Both of those games needed to make sacrifices, however, due to their MMO nature. The grind. The repetitive quests. All that padding to keep people playing for years. SWTOR functions pretty well as a singleplayer game, and these days lets you focus on the best parts: the class and expansion storylines. But it's cursed with a rubbish, creaky combat system and some of the MMO trappings are still unavoidable. Galaxies, meanwhile, only exists inside fan-maintained servers, and while there's a lot to be said for its take on Star Wars, it's also not really a game that comes into its own unless you're willing to engage with the multiplayer side of things.
The Baldur's Gate 3 model also offers something that neither of those MMOs have: a simulation layer, reflecting the TTRPG philosophy of letting players do whatever they want. The way Larian lets players employ spells like telekinesis to move objects around or even just use their strength to turn a whole bunch of crates into a staircase elevates Baldur's Gate 3 well above its contemporaries. And it's just nice to be rewarded for creativity.
There's no reason why this couldn't be applied to a Star Wars RPG, where you could use the Force to manipulate the environment, or even a bounty hunter's grappling hook. I've been playing a Star Wars-themed Black Star TTRPG campaign with some of my colleagues recently and made short work of some trandoshan mercenaries by using my grappling hook to bring down a tree on top of them, which felt cooler than just about anything I ever did in KOTOR. Gimme more of that.
The developer most likely to pull this kind of thing off is, naturally, Larian. It's already proved itself more than capable of adapting a TTRPG. And there would be a pleasing symmetry to it all: BioWare went from a D&D CRPG to a Star Wars RPG, and with the BioWare magic now gone, Larian's really taken the mantle as the RPG developer of the moment. This is not to say that I consider Larian the 'new BioWare'. It's a very different kind of studio and charting its own course. The approach it takes with RPGs is much more systems heavy and flexible.

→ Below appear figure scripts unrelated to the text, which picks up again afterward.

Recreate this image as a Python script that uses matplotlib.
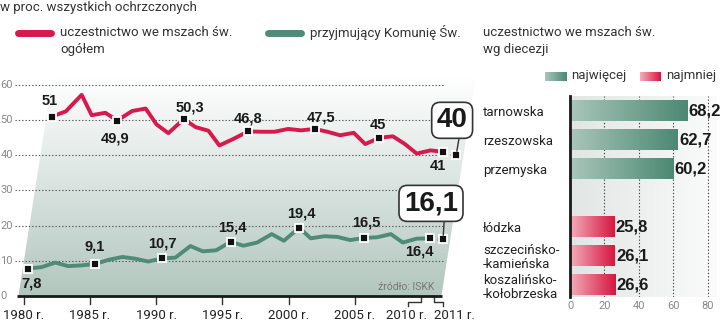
import numpy as np
import matplotlib.pyplot as plt
import matplotlib.transforms as mtransforms
from matplotlib.colors import LinearSegmentedColormap
from matplotlib.patches import Polygon
from matplotlib.lines import Line2D

# w proc. wszystkich ochrzczonych, dane ISKK
years = list(range(1980, 2012))
mass_pct = [51.0, 52.5, 57.2, 51.4, 52.1, 49.9, 52.6, 53.3, 48.8, 46.3,
            50.3, 48.0, 47.0, 42.8, 44.7, 46.8, 46.7, 46.7, 47.5, 47.1,
            47.5, 46.7, 45.7, 46.4, 43.2, 45.0, 45.4, 43.2, 40.5, 41.4,
            41.0, 40.0]
communion_pct = [7.8, 8.2, 9.5, 8.5, 8.7, 9.1, 10.3, 11.1, 10.6, 9.8,
                 10.7, 10.9, 14.2, 12.7, 13.0, 15.4, 14.3, 15.2, 17.6, 15.7,
                 19.4, 16.4, 17.0, 16.8, 15.9, 16.5, 16.7, 17.6, 15.2, 16.3,
                 16.4, 16.1]
marked_years = [1980, 1985, 1990, 1995, 2000, 2005, 2010, 2011]
tick_years = [1980, 1985, 1990, 1995, 2000, 2005, 2010, 2011]
y_ticks = [0, 10, 20, 30, 40, 50, 60]

dioceses = ['tarnowska', 'rzeszowska', 'przemyska', 'łódzka',
            'szczecińsko-\n-kamieńska', 'koszalińsko-\n-kołobrzeska']
diocese_pct = [68.2, 62.7, 60.2, 25.8, 26.1, 26.6]
diocese_group = ['najwięcej', 'najwięcej', 'najwięcej', 'najmniej', 'najmniej', 'najmniej']
bar_ticks = [0, 20, 40, 60, 80]

RED = '#d7194b'
GREEN = '#4f8b77'
DARK = '#1a1a1a'
TXT = '#333333'
f_txt = ['Roboto', 'DejaVu Sans']
f_num = ['Liberation Sans', 'DejaVu Sans']
f_big = ['Liberation Sans Narrow', 'Liberation Sans', 'DejaVu Sans']

W, H = 720, 324
fig = plt.figure(figsize=(W / 100, H / 100), dpi=100)


def fx(px):
    return px / W


def fy(py):
    return 1 - py / H


def fmt(v):
    s = f'{v:.1f}'.replace('.', ',')
    return s[:-2] if s.endswith(',0') else s


# ---------------- line chart ----------------
px_year = 13.24   # pixels per year
px_unit = 3.517   # pixels per percentage point
x_first = 23.7    # pixel of 1980 on the baseline
y_zero = 296      # pixel (from top) of 0

ax = fig.add_axes([0, 0, fx(482), 1])
x_lo = 1980 - x_first / px_year
ax.set_xlim(x_lo, x_lo + 482 / px_year)
ax.set_ylim((y_zero - H) / px_unit, y_zero / px_unit)
ax.axis('off')

# the plot area is slanted: higher values are shifted to the right
shear = 0.55 / px_year
skew = mtransforms.Affine2D(np.array([[1, shear, 0], [0, 1, 0], [0, 0, 1]])) + ax.transData

panel = Polygon([(1979.6, 0), (2011.55, 0), (2011.55, 62), (1979.6, 62)],
                closed=True, transform=skew, fc='none', ec='none')
ax.add_patch(panel)
bg_cmap = LinearSegmentedColormap.from_list('bg', ['#b2c6be', '#d9e3df', '#ffffff'])
im = ax.imshow(np.linspace(0, 1, 256).reshape(-1, 1), extent=(1978, 2016, 0, 62),
               origin='lower', cmap=bg_cmap, aspect='auto', zorder=0)
im.set_clip_path(panel)

ax.hlines(y_ticks[1:], 1979.35, 2011.8, colors='#555555', linestyles=(0, (1.2, 1.8)),
          lw=0.8, zorder=1)
for v in y_ticks:
    ax.text(x_lo + 0.02, v, str(v), ha='left', va='center', fontsize=8,
            color='#8a8a8a', family=f_txt)
ax.plot([1979.5, 2011.6], [0, 0], color=DARK, lw=2, solid_capstyle='butt', zorder=3)

for yr in tick_years[:-2]:
    ax.plot([yr, yr], [0, -2.4], color='#333333', lw=1)
    ax.text(yr, -5.5, f'{yr} r.', ha='center', va='center', fontsize=9.5,
            color='#222222', family=f_txt)
# bracketed ticks for the last two years
for yr, knee, lab in [(tick_years[-2], -1.0, -1.07), (tick_years[-1], 0.7, 1.5)]:
    ax.plot([yr, yr, yr + knee, yr + knee], [0, -1.6, -1.6, -2.8],
            color='#333333', lw=1)
    ax.text(yr + lab, -5.5, f'{yr} r.', ha='center', va='center', fontsize=9.5,
            color='#222222', family=f_txt)

ax.text(2011.0, 2.6, 'źródło: ISKK', ha='right', va='center', fontsize=7.5,
        color='#777777', family=f_txt)

series = [(mass_pct, RED,
           [(-2, 16), (-2, -18), (6, 12), (0, 13), (6, 11), (-2, 13), (-6, -14), (-4, 35)]),
          (communion_pct, GREEN,
           [(4, -15), (0, 17), (0, 15), (2, 14), (2, 14), (3, 15), (-11, -13), (-12, 36)])]

for vals, col, offs in series:
    ax.plot(years[:-1], vals[:-1], color=col, lw=2.8, solid_joinstyle='round',
            solid_capstyle='round', transform=skew, zorder=4)
    ax.plot(years[-2:], vals[-2:], color=col, lw=2.8, ls=(0, (0.8, 1.2)),
            transform=skew, zorder=4)
    mv = [vals[years.index(y)] for y in marked_years]
    ax.plot(marked_years, mv, 's', ms=5.5, mfc='#111111', mec='white', mew=1.3,
            transform=skew, zorder=5)
    for i, (yr, v) in enumerate(zip(marked_years, mv)):
        dx, dy = offs[i]
        if i == len(marked_years) - 1:
            ax.annotate(fmt(v), xy=(yr, v), xycoords=skew, xytext=(dx, dy),
                        textcoords='offset pixels', ha='center', va='center',
                        fontsize=20, fontweight='bold', family=f_big, color=DARK,
                        bbox=dict(boxstyle='round,pad=0.18,rounding_size=0.3',
                                  fc='white', ec='#333333', lw=1.2),
                        arrowprops=dict(arrowstyle='-', color='#333333', lw=1,
                                        shrinkA=0, shrinkB=3, relpos=(0.75, 0)),
                        zorder=6)
        else:
            ax.annotate(fmt(v), xy=(yr, v), xycoords=skew, xytext=(dx, dy),
                        textcoords='offset pixels', ha='center', va='center',
                        fontsize=10.5, fontweight='bold', family=f_num, color=DARK,
                        zorder=6)

# titles and legend
fig.text(0, fy(7), 'w proc. wszystkich ochrzczonych', ha='left', va='center',
         fontsize=9.5, color=TXT, family=f_txt)
fig.add_artist(Line2D([fx(18), fx(51)], [fy(33), fy(33)], color=RED, lw=5,
                      solid_capstyle='round'))
fig.text(fx(60), fy(26), 'uczestnictwo we mszach św.\nogółem', ha='left', va='top',
         fontsize=9.5, color=TXT, family=f_txt, linespacing=1.35)
fig.add_artist(Line2D([fx(268), fx(301)], [fy(33), fy(33)], color=GREEN, lw=5,
                      solid_capstyle='round'))
fig.text(fx(310), fy(33), 'przyjmujący Komunię Św.', ha='left', va='center',
         fontsize=9.5, color=TXT, family=f_txt)

# ---------------- diocese bars ----------------
px_pct = 1.721
row_px = 29.0
top_row = 111
bx = fig.add_axes([fx(570), fy(297), fx(717) - fx(570), (297 - 96) / H])
xmax = (717 - 570) / px_pct
ymax = (297 - top_row) / row_px
ymin = (96 - top_row) / row_px
bx.set_xlim(0, xmax)
bx.set_ylim(ymax, ymin)

grad_cmaps = {'najwięcej': LinearSegmentedColormap.from_list('g', ['#aac6bb', '#4c8873']),
              'najmniej': LinearSegmentedColormap.from_list('r', ['#f4adbb', '#d6163f'])}
solid = {'najwięcej': GREEN, 'najmniej': RED}

pos = []
for i, g in enumerate(diocese_group):
    pos.append(i + (1 if g != diocese_group[0] else 0))

bx.imshow(np.linspace(0, 1, 256).reshape(1, -1), extent=(0, xmax, ymax, ymin),
          cmap=LinearSegmentedColormap.from_list('pbg', ['#e1e6e5', '#fbfbfb']),
          aspect='auto', zorder=0)
for g in bar_ticks[1:]:
    bx.axvline(g, color='#444444', lw=0.8, ls=(0, (1.2, 1.8)), zorder=1)

bars = bx.barh(pos, diocese_pct, height=0.72, color=[solid[g] for g in diocese_group],
               zorder=2)
for bar, g, v in zip(bars, diocese_group, diocese_pct):
    x0, y0, w, h = bar.get_x(), bar.get_y(), bar.get_width(), bar.get_height()
    bx.imshow(np.linspace(0, 1, 256).reshape(1, -1), extent=(x0, x0 + w, y0 + h, y0),
              cmap=grad_cmaps[g], aspect='auto', zorder=3)
    bx.text(x0 + w + 0.6, y0 + h / 2, fmt(v), ha='left', va='center', fontsize=12,
            fontweight='bold', family=f_num, color=DARK, clip_on=False, zorder=4)

bx.set_xlim(0, xmax)
bx.set_ylim(ymax, ymin)
for s in ['top', 'right', 'bottom']:
    bx.spines[s].set_visible(False)
bx.spines['left'].set_linewidth(2)
bx.spines['left'].set_color(DARK)
bx.spines['left'].set_zorder(5)
bx.set_xticks(bar_ticks)
bx.set_xticklabels([str(t) for t in bar_ticks], family=f_txt)
bx.tick_params(axis='x', length=0, pad=3, labelsize=8, labelcolor='#8a8a8a')
bx.set_yticks(pos)
bx.set_yticklabels(dioceses, family=f_txt, fontsize=9.5, color='#222222',
                   linespacing=1.1)
bx.tick_params(axis='y', length=0, pad=(570 - 483) * 0.72)
for lbl in bx.get_yticklabels():
    lbl.set_ha('left')
    lbl.set_multialignment('left')

fig.text(fx(483), fy(26), 'uczestnictwo we mszach św.\nwg diecezji', ha='left',
         va='top', fontsize=9.5, color=TXT, family=f_txt, linespacing=1.35)

# gradient legend swatches
for x_sw, w_sw, g, x_t in [(545, 22, 'najwięcej', 571), (640, 21, 'najmniej', 666)]:
    sw = fig.add_axes([fx(x_sw), fy(81), w_sw / W, 9 / H])
    sw.imshow(np.linspace(0, 1, 64).reshape(1, -1), cmap=grad_cmaps[g], aspect='auto')
    sw.axis('off')
    fig.text(fx(x_t), fy(76), g, ha='left', va='center', fontsize=9.5, color=TXT,
             family=f_txt)

fig.savefig('out.png', dpi=100)
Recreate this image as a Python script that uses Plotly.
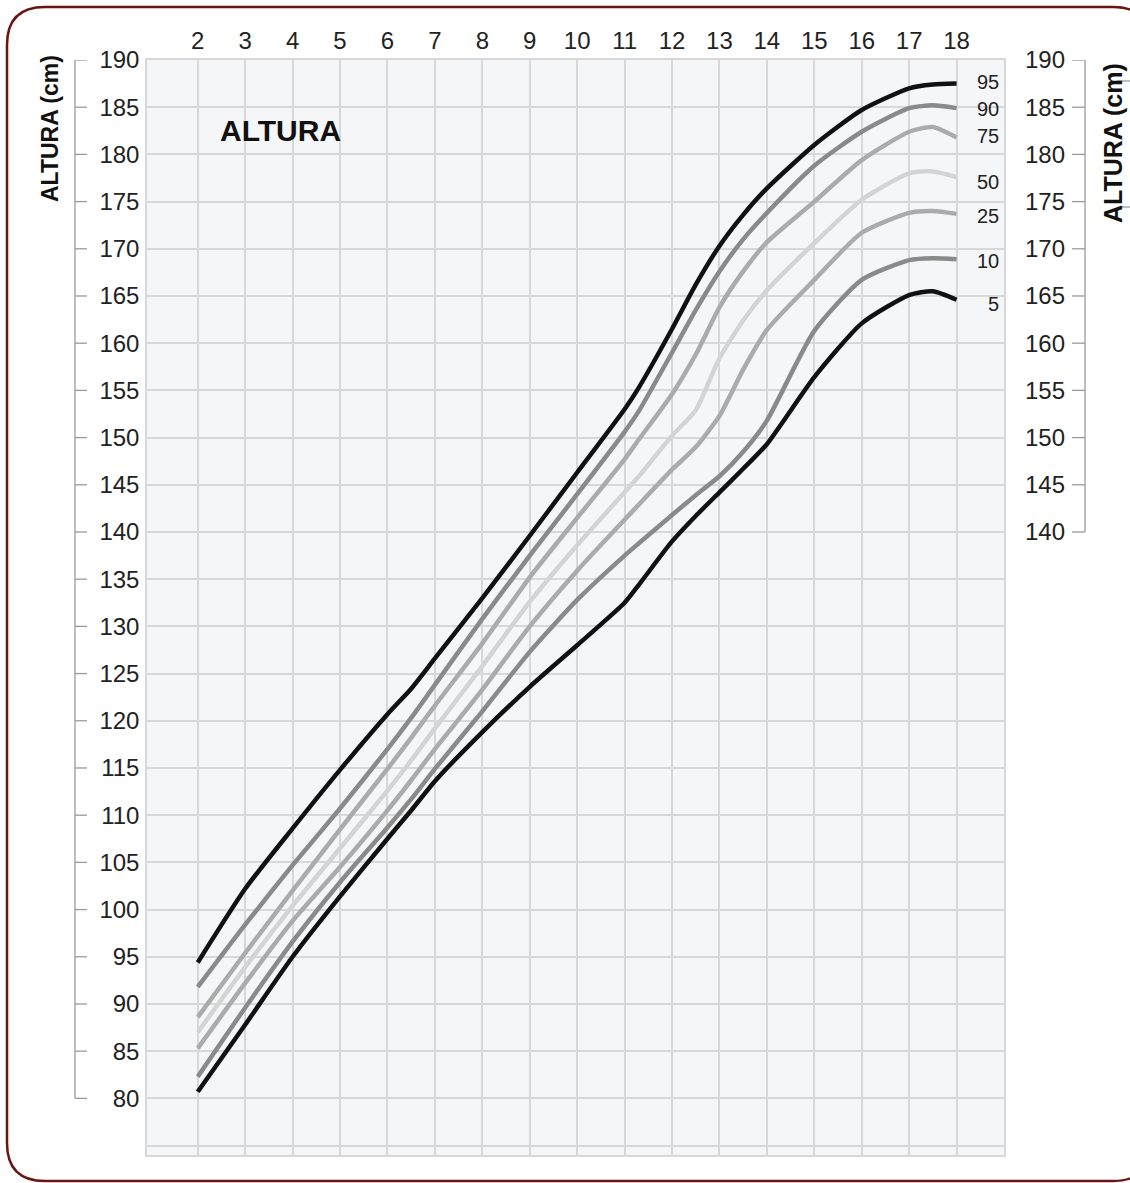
import plotly.graph_objects as go

# ---------------- data ----------------
ages = [2, 3, 4, 5, 6, 6.5, 7, 8, 9, 10, 11, 11.3, 12, 12.5, 13, 13.5, 14, 15, 16, 17, 17.5, 18]

p95 = [94.4, 102.2, 108.6, 114.8, 120.7, 123.4, 126.6, 133.0, 139.6, 146.3, 153.0, 155.3,
       161.5, 166.2, 170.3, 173.6, 176.4, 181.0, 184.7, 187.0, 187.4, 187.5]
p90 = [91.8, 98.4, 104.7, 110.7, 117.0, 120.3, 123.8, 130.8, 137.5, 144.0, 150.6, 152.8,
       159.0, 163.5, 167.6, 171.0, 173.8, 178.8, 182.4, 184.9, 185.2, 184.9]
p75 = [88.6, 95.4, 102.0, 108.5, 114.9, 118.2, 121.6, 128.2, 135.2, 141.5, 147.7, 149.8,
       154.6, 158.8, 163.8, 167.6, 170.7, 175.0, 179.4, 182.4, 182.9, 181.8]
p50 = [87.0, 93.9, 100.4, 106.5, 112.6, 115.8, 119.2, 125.8, 132.6, 138.6, 144.2, 145.9,
       150.2, 152.9, 158.4, 162.4, 165.6, 170.6, 175.2, 178.0, 178.2, 177.6]
p25 = [85.3, 92.2, 98.8, 104.5, 110.5, 113.7, 117.0, 123.3, 130.0, 135.9, 141.3, 142.9,
       146.6, 149.0, 152.3, 157.2, 161.4, 166.7, 171.7, 173.8, 174.0, 173.7]
p10 = [82.3, 89.6, 96.6, 102.9, 108.7, 111.7, 114.9, 121.0, 127.3, 132.8, 137.5, 138.8,
       141.8, 143.9, 145.9, 148.5, 151.8, 161.3, 166.7, 168.8, 169.0, 168.9]
p5 = [80.7, 87.8, 95.0, 101.4, 107.5, 110.5, 113.6, 118.8, 123.6, 128.0, 132.5, 134.4,
      139.0, 141.7, 144.2, 146.7, 149.3, 156.4, 162.1, 165.1, 165.5, 164.6]

percentile_names = ["95", "90", "75", "50", "25", "10", "5"]
series = [p95, p90, p75, p50, p25, p10, p5]

x_ticks = list(range(2, 19))
y_left_ticks = list(range(80, 191, 5))
y_right_ticks = list(range(140, 191, 5))

# ---------------- styling / layout ----------------
W, H = 1130, 1183
L, R, T, B = 147, 126, 60, 28
PW, PH = W - L - R, H - T - B
XR = [0.93, 19.0]
YR = [74, 190]

def px_x(p):  # pixel x -> paper x
    return (p - L) / PW

def px_y(p):  # pixel y -> paper y
    return (H - B - p) / PH

colors = {"95": "#111111", "90": "#8a8a8a", "75": "#ababab", "50": "#d4d4d4",
          "25": "#ababab", "10": "#8a8a8a", "5": "#111111"}
draw_order = ["50", "75", "25", "90", "10", "95", "5"]
# label y positions (data units) beside curve ends
label_y = {"95": 187.7, "90": 184.8, "75": 182.0, "50": 177.1, "25": 173.5, "10": 168.7, "5": 164.1}

FAM = "Liberation Sans, Arial, sans-serif"
TICKFONT = dict(family=FAM, size=24, color="#222222")
GRID = "#d8d8d8"

fig = go.Figure()
for name in draw_order:
    vals = series[percentile_names.index(name)]
    fig.add_trace(go.Scatter(
        x=ages, y=vals, mode="lines", name=name,
        line=dict(color=colors[name], width=4.5, shape="spline", smoothing=0.6),
        hoverinfo="skip", showlegend=False))

# invisible trace so the right axis is drawn
fig.add_trace(go.Scatter(x=[ages[0]], y=[p95[0]], yaxis="y2", mode="markers",
                         marker=dict(opacity=0), hoverinfo="skip", showlegend=False))

shapes = []
# rounded frame
r = 38
x0, x1, y0, y1 = 7, 1151, 7, 1181
path = (f"M {px_x(x0+r)},{px_y(y0)} L {px_x(x1-r)},{px_y(y0)} "
        f"Q {px_x(x1)},{px_y(y0)} {px_x(x1)},{px_y(y0+r)} "
        f"L {px_x(x1)},{px_y(y1-r)} Q {px_x(x1)},{px_y(y1)} {px_x(x1-r)},{px_y(y1)} "
        f"L {px_x(x0+r)},{px_y(y1)} Q {px_x(x0)},{px_y(y1)} {px_x(x0)},{px_y(y1-r)} "
        f"L {px_x(x0)},{px_y(y0+r)} Q {px_x(x0)},{px_y(y0)} {px_x(x0+r)},{px_y(y0)} Z")
shapes.append(dict(type="path", path=path, xref="paper", yref="paper",
                   line=dict(color="#6b1414", width=2.5)))

BR = "#9a9a9a"
# left bracket
shapes.append(dict(type="line", xref="paper", yref="y", x0=px_x(75), x1=px_x(75),
                   y0=y_left_ticks[0], y1=y_left_ticks[-1], line=dict(color=BR, width=1.3)))
for v in y_left_ticks:
    shapes.append(dict(type="line", xref="paper", yref="y", x0=px_x(75), x1=px_x(87),
                       y0=v, y1=v, line=dict(color=BR, width=1.3)))
# right bracket
shapes.append(dict(type="line", xref="paper", yref="y", x0=px_x(1085), x1=px_x(1085),
                   y0=y_right_ticks[0], y1=y_right_ticks[-1], line=dict(color=BR, width=1.3)))
for v in y_right_ticks:
    shapes.append(dict(type="line", xref="paper", yref="y", x0=px_x(1072), x1=px_x(1085),
                       y0=v, y1=v, line=dict(color=BR, width=1.3)))
# small marks near right title
shapes.append(dict(type="line", xref="paper", yref="paper", x0=px_x(1117), x1=px_x(1132),
                   y0=px_y(81), y1=px_y(81), line=dict(color=BR, width=1.3)))
shapes.append(dict(type="line", xref="paper", yref="paper", x0=px_x(1122), x1=px_x(1132),
                   y0=px_y(207), y1=px_y(207), line=dict(color=BR, width=1.3)))

annotations = []
for name in percentile_names:
    annotations.append(dict(x=18.93, y=label_y[name], xref="x", yref="y", text=name,
                            showarrow=False, xanchor="right", yanchor="middle",
                            font=dict(family=FAM, size=20, color="#222222")))
annotations.append(dict(x=3.75, y=182.5, xref="x", yref="y", text="<b>ALTURA</b>",
                        showarrow=False, xanchor="center", yanchor="middle",
                        font=dict(family=FAM, size=30, color="#111111")))
annotations.append(dict(x=px_x(50), y=px_y(129), xref="paper", yref="paper",
                        text="<b>ALTURA (cm)</b>", textangle=-90, showarrow=False,
                        xanchor="center", yanchor="middle",
                        font=dict(family=FAM, size=23, color="#111111")))
annotations.append(dict(x=px_x(1113), y=px_y(143), xref="paper", yref="paper",
                        text="<b>ALTURA (cm)</b>", textangle=-90, showarrow=False,
                        xanchor="center", yanchor="middle",
                        font=dict(family=FAM, size=25, color="#111111")))

fig.update_layout(
    width=W, height=H,
    margin=dict(l=L, r=R, t=T, b=B, pad=0),
    paper_bgcolor="white", plot_bgcolor="#f5f6f7",
    shapes=shapes, annotations=annotations,
    xaxis=dict(range=XR, side="top", tickvals=x_ticks, ticktext=[str(v) for v in x_ticks],
               showgrid=True, gridcolor=GRID, gridwidth=1.5, zeroline=False,
               ticks="", tickfont=TICKFONT, ticklabelstandoff=0,
               showline=True, linecolor=GRID, linewidth=1.5, mirror=True, fixedrange=True),
    yaxis=dict(range=YR, tickvals=[75] + y_left_ticks, ticktext=[""] + [str(v) for v in y_left_ticks],
               showgrid=True, gridcolor=GRID, gridwidth=1.5, zeroline=False,
               ticks="", tickfont=TICKFONT, ticklabelstandoff=1,
               showline=True, linecolor=GRID, linewidth=1.5, mirror=True, fixedrange=True),
    yaxis2=dict(range=YR, overlaying="y", side="right", tickvals=y_right_ticks,
                ticktext=[str(v) for v in y_right_ticks], showgrid=False, zeroline=False,
                ticks="", tickfont=TICKFONT, ticklabelstandoff=20, showline=False, fixedrange=True),
)

fig.write_html("out.html", config={"displayModeBar": False},
               post_script="document.body.style.margin='0';document.body.style.overflow='hidden';")
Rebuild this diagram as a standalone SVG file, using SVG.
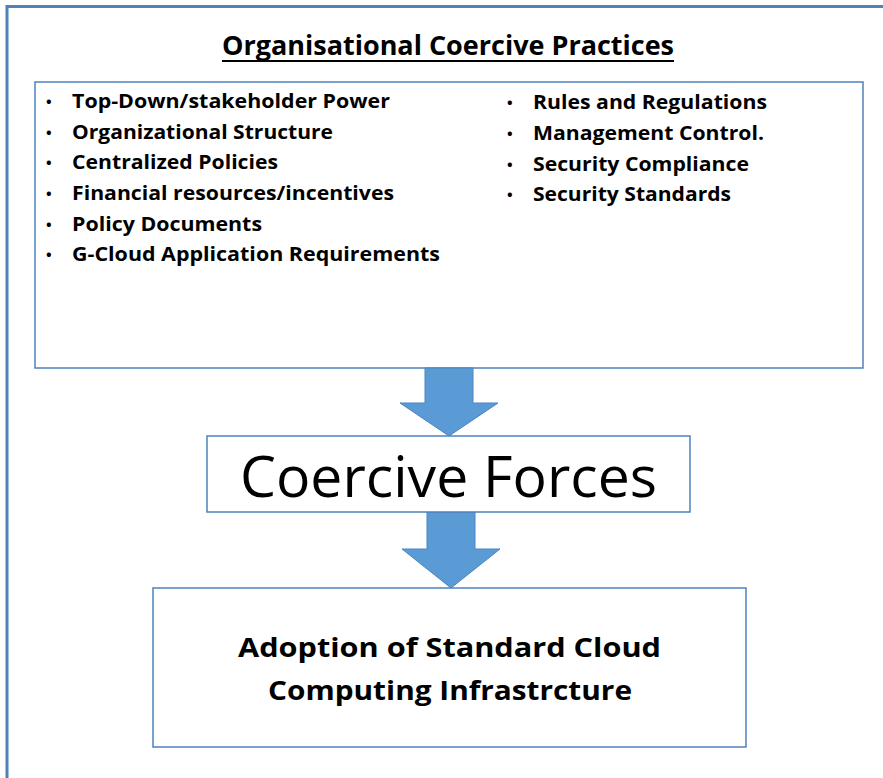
<svg xmlns="http://www.w3.org/2000/svg" width="883" height="778" viewBox="0 0 883 778">
<style>
.frame{fill:none;stroke:#4f81bd;stroke-width:3}
.box{fill:#ffffff;stroke:#4f81bd;stroke-width:1.5}
.arrow{fill:#5b9bd5;stroke:#4a86c0;stroke-width:1}
.t{font-family:"Open Sans","Liberation Sans",sans-serif;fill:#000}
.b{font-weight:bold}
.li{font-size:19px;font-weight:bold}
.bul{font-size:15px;font-weight:bold}
</style>
<rect width="883" height="778" fill="#ffffff"/>
<g id="frame">
<path class="frame" d="M7 778 V6.5 H883"/>
</g>
<g id="title">
<text class="t b" x="222" y="55" font-size="26" textLength="452" lengthAdjust="spacingAndGlyphs">Organisational Coercive Practices</text>
<line x1="222" y1="61" x2="674" y2="61" stroke="#000" stroke-width="2"/>
</g>
<g id="practices">
<rect class="box" x="35" y="82" width="828" height="286"/>
<text class="t bul" x="46" y="107">•</text>
<text class="t bul" x="46" y="138">•</text>
<text class="t bul" x="46" y="168">•</text>
<text class="t bul" x="46" y="199">•</text>
<text class="t bul" x="46" y="230">•</text>
<text class="t bul" x="46" y="260">•</text>
<text class="t li" x="72" y="108" textLength="318" lengthAdjust="spacingAndGlyphs">Top-Down/stakeholder Power</text>
<text class="t li" x="72" y="139" textLength="261" lengthAdjust="spacingAndGlyphs">Organizational Structure</text>
<text class="t li" x="72" y="169" textLength="206" lengthAdjust="spacingAndGlyphs">Centralized Policies</text>
<text class="t li" x="72" y="200" textLength="322" lengthAdjust="spacingAndGlyphs">Financial resources/incentives</text>
<text class="t li" x="72" y="231" textLength="190" lengthAdjust="spacingAndGlyphs">Policy Documents</text>
<text class="t li" x="72" y="261" textLength="368" lengthAdjust="spacingAndGlyphs">G-Cloud Application Requirements</text>
<text class="t bul" x="507" y="108">•</text>
<text class="t bul" x="507" y="139">•</text>
<text class="t bul" x="507" y="170">•</text>
<text class="t bul" x="507" y="200">•</text>
<text class="t li" x="533" y="109" textLength="234" lengthAdjust="spacingAndGlyphs">Rules and Regulations</text>
<text class="t li" x="533" y="140" textLength="231" lengthAdjust="spacingAndGlyphs">Management Control.</text>
<text class="t li" x="533" y="171" textLength="216" lengthAdjust="spacingAndGlyphs">Security Compliance</text>
<text class="t li" x="533" y="201" textLength="198" lengthAdjust="spacingAndGlyphs">Security Standards</text>
</g>
<g id="connectors">
<path class="arrow" d="M425 368 H473 V403 H498 L449 436 L400 403 H425 Z"/>
<path class="arrow" d="M427 512 H475 V549 H500 L451 588 L402 549 H427 Z"/>
</g>
<g id="forces">
<rect class="box" x="207" y="436" width="483" height="76"/>
<text class="t" x="240" y="497" font-size="56" textLength="417" lengthAdjust="spacingAndGlyphs">Coercive Forces</text>
</g>
<g id="adoption">
<rect class="box" x="153" y="588" width="593" height="159"/>
<text class="t b" x="238" y="657" font-size="27" textLength="423" lengthAdjust="spacingAndGlyphs">Adoption of Standard Cloud</text>
<text class="t b" x="268" y="700" font-size="27" textLength="364" lengthAdjust="spacingAndGlyphs">Computing Infrastrcture</text>
</g>
</svg>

What it's doing, honestly, is a lot more exciting.
Sadly, I'm not sure if Larian would be interested in such a proposition, as much as I'd be willing to let Vader chop off my hand to make it happen. While EA no longer has exclusive control over the licence, Larian would still have to work with Lucasfilm Games, and I'm not convinced this arrangement would give the studio the kind of flexibility it's used to. Sure, it had to work with Hasbro for Baldur's Gate 3, but D&D has always been pretty malleable—it's a brand driven by its community. Disney is comparatively tyrannical. Then there's the fact that Larian mostly seems interested in fantasy RPGs. The last time it delved into sci-fi was way back in '97, with its first game, LED Wars.
Then again, I never thought we'd be so lucky to ever get a Baldur's Gate from Larian, yet here we are. Miracles do happen. And now that I've committed this to the page, I don't think I'll ever be able to stop thinking about it. It's inevitable: I'm going to be standing outside Swen Vincke's home, in the rain, with a boombox and a lightsaber, pleading for him to make me the happiest man in the world. Sorry, Swen.